— begin Available data —

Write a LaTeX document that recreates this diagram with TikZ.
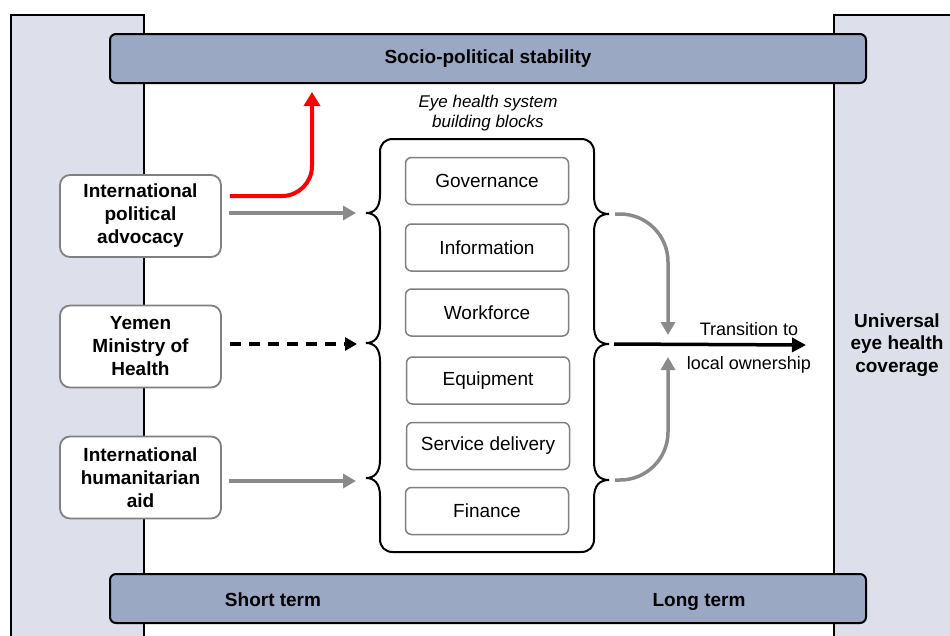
\documentclass[tikz,border=0pt]{standalone}
\usepackage{fontspec}
\setmainfont{Liberation Sans}
\usetikzlibrary{arrows.meta}
\definecolor{panelfill}{HTML}{DDE0EA}
\definecolor{barfill}{HTML}{9AA8C4}
\definecolor{arrgray}{HTML}{8A8A8A}
\definecolor{boxgray}{HTML}{808080}
\begin{document}
\begin{tikzpicture}[x=1pt,y=-1pt,
  panel/.style={draw=black,line width=1.5pt,fill=panelfill},
  bar/.style={draw=black,line width=2pt,fill=barfill,rounded corners=6pt,minimum width=756pt,minimum height=49pt,inner sep=0pt,font=\fontsize{19}{23}\selectfont\bfseries},
  bartext/.style={font=\fontsize{19}{23}\selectfont\bfseries,inner sep=0pt,anchor=base},
  srcbox/.style={draw=boxgray,line width=1.8pt,fill=white,rounded corners=10pt,minimum width=161pt,minimum height=82pt,align=center,inner sep=0pt,font=\fontsize{19}{23}\selectfont\bfseries},
  block/.style={draw=boxgray,line width=1.5pt,fill=white,rounded corners=6pt,minimum width=163pt,minimum height=47pt,inner sep=0pt,font=\fontsize{19}{23}\selectfont},
  grayarr/.style={draw=arrgray,line width=3.5pt,-{Triangle[length=13pt,width=14pt]}},
  blackarr/.style={draw=black,line width=3.5pt,-{Triangle[length=14pt,width=14pt]}},
  redarr/.style={draw=red,line width=4pt,-{Triangle[length=14pt,width=16pt]}},
  container/.style={draw=black,line width=2pt},
  trlabel/.style={inner sep=0pt,anchor=base,font=\fontsize{18}{22}\selectfont}
]
\clip (0,0) rectangle (950,635);
\fill[white] (0,0) rectangle (950,635);
% side panels
\draw[panel] (11,15) rectangle (144,645);
\draw[panel] (834,15) rectangle (960,645);
% bars
\node[bar] (top) at (488,58.5) {Socio-political stability};
\node[bar] (bot) at (488,598.5) {};
\node[bartext] (short) at (273,606) {Short term};
\node[bartext] (long) at (699,606) {Long term};
% title
\node[align=center,inner sep=0pt,font=\fontsize{17}{20}\selectfont\itshape] (title) at (488,113) {Eye health system\\building blocks};
% container with braces
\draw[container] (393,139) -- (581,139)
  .. controls (589,139) and (594,144) .. (594,152)
  -- (594,196) .. controls (594,209) and (600,214) .. (609,214) .. controls (600,214) and (594,219) .. (594,232)
  -- (594,326) .. controls (594,339) and (600,344) .. (609,344) .. controls (600,344) and (594,349) .. (594,362)
  -- (594,462) .. controls (594,475) and (600,480) .. (609,480) .. controls (600,480) and (594,485) .. (594,498)
  -- (594,539) .. controls (594,547) and (589,552) .. (581,552)
  -- (393,552) .. controls (385,552) and (380,547) .. (380,539)
  -- (380,496) .. controls (380,483) and (374,478) .. (366,478) .. controls (374,478) and (380,473) .. (380,460)
  -- (380,361) .. controls (380,348) and (374,343) .. (366,343) .. controls (374,343) and (380,338) .. (380,325)
  -- (380,231) .. controls (380,218) and (374,213) .. (366,213) .. controls (374,213) and (380,208) .. (380,195)
  -- (380,152) .. controls (380,144) and (385,139) .. (393,139) -- cycle;
\coordinate (lt1) at (366,213);
\coordinate (lt2) at (366,344);
\coordinate (lt3) at (366,481);
\coordinate (rt1) at (609,214);
\coordinate (rt2) at (609,344);
\coordinate (rt3) at (609,480);
% blocks
\node[block] (gov) at (487,181) {Governance};
\node[block] (info) at (487,247.5) {Information};
\node[block] (work) at (487,312.5) {Workforce};
\node[block] (equip) at (488,380.5) {Equipment};
\node[block] (serv) at (488,446) {Service delivery};
\node[block] (fin) at (487,511) {Finance};
% source boxes
\node[srcbox] (adv) at (140.5,216) {International\\political\\advocacy};
\node[srcbox] (moh) at (140.5,346.5) {Yemen\\Ministry of\\Health};
\node[srcbox] (aid) at (140.5,477.5) {International\\humanitarian\\aid};
% right label
\node[align=center,inner sep=0pt,font=\fontsize{19}{22.5}\selectfont\bfseries] (uhc) at (897,345) {Universal\\eye health\\coverage};
% arrows from sources
\coordinate (redtip) at (312,92);
\draw[redarr,rounded corners=30pt] ([xshift=8pt,yshift=20pt]adv.east) -| (redtip);
\draw[grayarr] ([xshift=7pt]adv.east |- lt1) -- ([xshift=-10pt]lt1);
\draw[blackarr,dash pattern=on 11pt off 8pt,-{Triangle[length=12pt,width=13pt]}] ([xshift=8pt]moh.east |- lt2) -- ([xshift=-9pt]lt2);
\draw[grayarr] ([xshift=7pt]aid.east |- lt3) -- ([xshift=-10pt]lt3);
% right side arrows
\coordinate (trend) at (806,345);
\coordinate (cdown) at (668,335);
\coordinate (cup) at (668,357);
\draw[blackarr] ([xshift=5pt]rt2) -- (trend);
\draw[grayarr,rounded corners=48pt] ([xshift=6pt]rt1) -| (cdown);
\draw[grayarr,rounded corners=48pt] ([xshift=6pt]rt3) -| (cup);
\node[trlabel] (tr1) at (749,335) {Transition to};
\node[trlabel] (tr2) at (749,369) {local ownership};
\end{tikzpicture}
\end{document}
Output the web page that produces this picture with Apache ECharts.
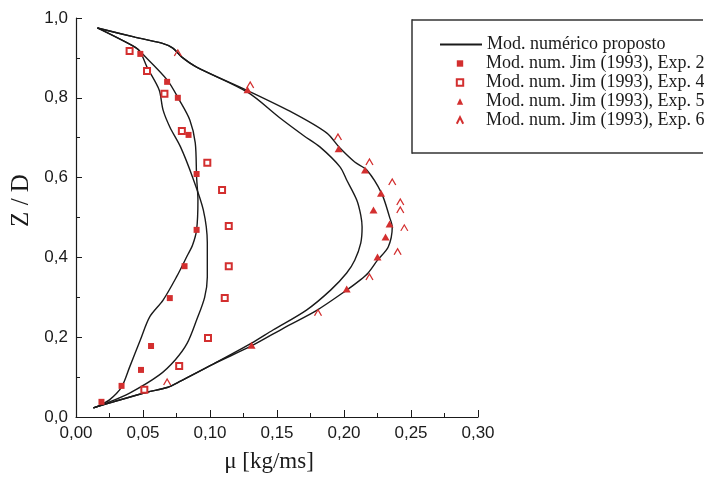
<!DOCTYPE html>
<html><head><meta charset="utf-8">
<script src="https://cdn.jsdelivr.net/npm/echarts@6/dist/echarts.min.js"></script>
<style>html,body{margin:0;padding:0;background:#fff;overflow:hidden}#c{width:704px;height:480px}</style>
</head><body><div id="c"></div>
<script>
// Tick labels
const xTickLabels = ['0,00', '0,05', '0,10', '0,15', '0,20', '0,25', '0,30'];
const yTickLabels = ['0,0', '0,2', '0,4', '0,6', '0,8', '1,0'];

// Legend names
const modelName = 'Mod. numérico proposto';
const exp2Name = 'Mod. num. Jim (1993), Exp. 2';
const exp4Name = 'Mod. num. Jim (1993), Exp. 4';
const exp5Name = 'Mod. num. Jim (1993), Exp. 5';
const exp6Name = 'Mod. num. Jim (1993), Exp. 6';

// Model curves [mu, Z/D]
const curveExp2 = [[0.016,0.975],[0.044,0.927],[0.049,0.912],[0.068,0.845],[0.077,0.795],[0.085,0.744],[0.089,0.687],[0.090,0.601],[0.091,0.544],[0.090,0.469],[0.087,0.431],[0.083,0.404],[0.075,0.351],[0.065,0.293],[0.055,0.251],[0.048,0.193],[0.040,0.125],[0.034,0.075],[0.025,0.043],[0.018,0.030],[0.013,0.023]];
const curveExp4 = [[0.016,0.975],[0.044,0.927],[0.048,0.915],[0.053,0.877],[0.062,0.820],[0.065,0.769],[0.070,0.727],[0.078,0.677],[0.087,0.601],[0.095,0.519],[0.098,0.436],[0.098,0.351],[0.096,0.300],[0.090,0.243],[0.083,0.185],[0.074,0.143],[0.062,0.105],[0.040,0.060],[0.023,0.035],[0.013,0.023]];
const curveExp5 = [[0.016,0.975],[0.044,0.952],[0.064,0.937],[0.072,0.925],[0.079,0.902],[0.090,0.877],[0.128,0.818],[0.162,0.762],[0.187,0.712],[0.197,0.674],[0.208,0.639],[0.217,0.619],[0.228,0.561],[0.234,0.501],[0.236,0.476],[0.233,0.426],[0.225,0.393],[0.218,0.361],[0.212,0.343],[0.202,0.318],[0.180,0.268],[0.155,0.223],[0.132,0.180],[0.102,0.132],[0.078,0.090],[0.068,0.074],[0.053,0.062],[0.028,0.038],[0.013,0.023]];
const curveExp6 = [[0.016,0.975],[0.044,0.952],[0.064,0.937],[0.072,0.925],[0.079,0.902],[0.090,0.877],[0.128,0.814],[0.152,0.750],[0.170,0.705],[0.182,0.677],[0.197,0.627],[0.202,0.594],[0.2095,0.544],[0.2125,0.506],[0.2135,0.476],[0.2125,0.436],[0.208,0.393],[0.202,0.361],[0.190,0.318],[0.172,0.268],[0.147,0.218],[0.131,0.185],[0.102,0.132],[0.078,0.090],[0.068,0.074],[0.053,0.062],[0.028,0.038],[0.013,0.023]];

// Reference points [mu, Z/D]
const pointsExp2 = [[0.048,0.910],[0.068,0.840],[0.076,0.800],[0.084,0.707],[0.090,0.609],[0.090,0.469],[0.081,0.378],[0.070,0.298],[0.056,0.178],[0.0485,0.118],[0.034,0.078],[0.019,0.038]];
const pointsExp4 = [[0.040,0.917],[0.053,0.867],[0.066,0.810],[0.079,0.717],[0.098,0.637],[0.109,0.569],[0.114,0.479],[0.114,0.378],[0.111,0.298],[0.0985,0.198],[0.077,0.128],[0.051,0.068]];
const pointsExp5 = [[0.128,0.820],[0.196,0.672],[0.2157,0.619],[0.2276,0.561],[0.222,0.519],[0.234,0.484],[0.231,0.451],[0.225,0.401],[0.202,0.321],[0.131,0.180]];
const pointsExp6 = [[0.076,0.912],[0.130,0.832],[0.1955,0.702],[0.219,0.639],[0.236,0.589],[0.242,0.539],[0.242,0.519],[0.245,0.474],[0.240,0.414],[0.219,0.351],[0.1806,0.261],[0.068,0.088]];

const RED = '#d32f2f';
const INK = '#1a1a1a';
const serif = 'Liberation Serif';
const sans = 'Liberation Sans';

function curveSeries(data) {
  return {
    type: 'line', name: modelName, data: data, smooth: 0.3,
    symbol: 'none', lineStyle: { color: INK, width: 1.4 }, itemStyle: { color: INK },
    z: 2, silent: true
  };
}
function markSeries(name, data, symbol, size, itemStyle) {
  return {
    type: 'line', name: name, data: data, symbol: symbol, symbolSize: size,
    showSymbol: true, showAllSymbol: true,
    lineStyle: { width: 0, opacity: 0 }, itemStyle: itemStyle, z: 3, silent: true
  };
}
const boxStyle = { stroke: '#333', lineWidth: 1.5 };

const chart = echarts.init(document.getElementById('c'), null, { renderer: 'canvas' });
chart.setOption({
  animation: false,
  backgroundColor: '#fff',
  grid: { left: 76, right: 226, top: 18, bottom: 63, containLabel: false },
  xAxis: {
    type: 'value', min: 0, max: 0.3, interval: 0.05,
    name: 'μ [kg/ms]', nameLocation: 'middle', nameGap: 33,
    nameTextStyle: { fontFamily: serif, fontSize: 23, color: INK, padding: [0, 16, 0, 0] },
    axisLine: { show: true, onZero: false, lineStyle: { color: INK, width: 1.2 } },
    axisTick: { show: true, inside: true, length: 7, lineStyle: { color: INK, width: 1 } },
    minorTick: { show: true, splitNumber: 2, length: 4, lineStyle: { color: INK, width: 1 } },
    splitLine: { show: false },
    axisLabel: { fontFamily: sans, fontSize: 17, color: INK, margin: 8,
      formatter: v => xTickLabels[Math.round(v / 0.05)] }
  },
  yAxis: {
    type: 'value', min: 0, max: 1, interval: 0.2,
    name: 'Z / D', nameLocation: 'middle', nameGap: 40,
    nameTextStyle: { fontFamily: serif, fontSize: 25, color: INK, padding: [0, 0, 0, 34] },
    axisLine: { show: true, onZero: false, lineStyle: { color: INK, width: 1.2 } },
    axisTick: { show: true, inside: true, length: 6, lineStyle: { color: INK, width: 1 } },
    minorTick: { show: true, splitNumber: 2, length: 4, lineStyle: { color: INK, width: 1 } },
    splitLine: { show: false },
    axisLabel: { fontFamily: sans, fontSize: 17, color: INK, margin: 8,
      formatter: v => yTickLabels[Math.round(v / 0.2)] }
  },
  legend: [
    {
      data: [modelName], left: 439, top: 35, orient: 'vertical', padding: 0,
      itemWidth: 42, itemHeight: 8, itemGap: 0, itemStyle: { opacity: 0 },
      textStyle: { fontFamily: serif, fontSize: 18, color: INK, lineHeight: 19 },
      selectedMode: false
    },
    {
      data: [exp2Name, exp4Name, exp5Name, exp6Name], left: 439, top: 54, orient: 'vertical', padding: 0,
      itemWidth: 42, itemHeight: 8, itemGap: 0,
      textStyle: { fontFamily: serif, fontSize: 18, color: INK, lineHeight: 19 },
      selectedMode: false
    }
  ],
  graphic: [
    { type: 'line', shape: { x1: 412, y1: 20, x2: 703, y2: 20 }, style: boxStyle, silent: true },
    { type: 'line', shape: { x1: 412, y1: 153, x2: 703, y2: 153 }, style: boxStyle, silent: true },
    { type: 'line', shape: { x1: 412, y1: 19.25, x2: 412, y2: 153.75 }, style: boxStyle, silent: true }
  ],
  series: [
    curveSeries(curveExp2),
    curveSeries(curveExp4),
    curveSeries(curveExp5),
    curveSeries(curveExp6),
    markSeries(exp2Name, pointsExp2, 'rect', 6, { color: RED }),
    markSeries(exp4Name, pointsExp4, 'emptyRect', 6, { color: RED, borderColor: RED, borderWidth: 1.3 }),
    markSeries(exp5Name, pointsExp5, 'triangle', [8, 7], { color: RED }),
    markSeries(exp6Name, pointsExp6, 'path://M0,10L5,0L10,10', [7, 6], { color: 'transparent', borderColor: RED, borderWidth: 1.2 })
  ]
});
</script>
</body></html>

— end Available data —

=== What is required ===
Pull out all lines from the listing that contain the string "with".

=== Exercise output ===
Write a LaTeX document that recreates this diagram with TikZ.
% container with braces
Output the web page that produces this picture with Apache ECharts.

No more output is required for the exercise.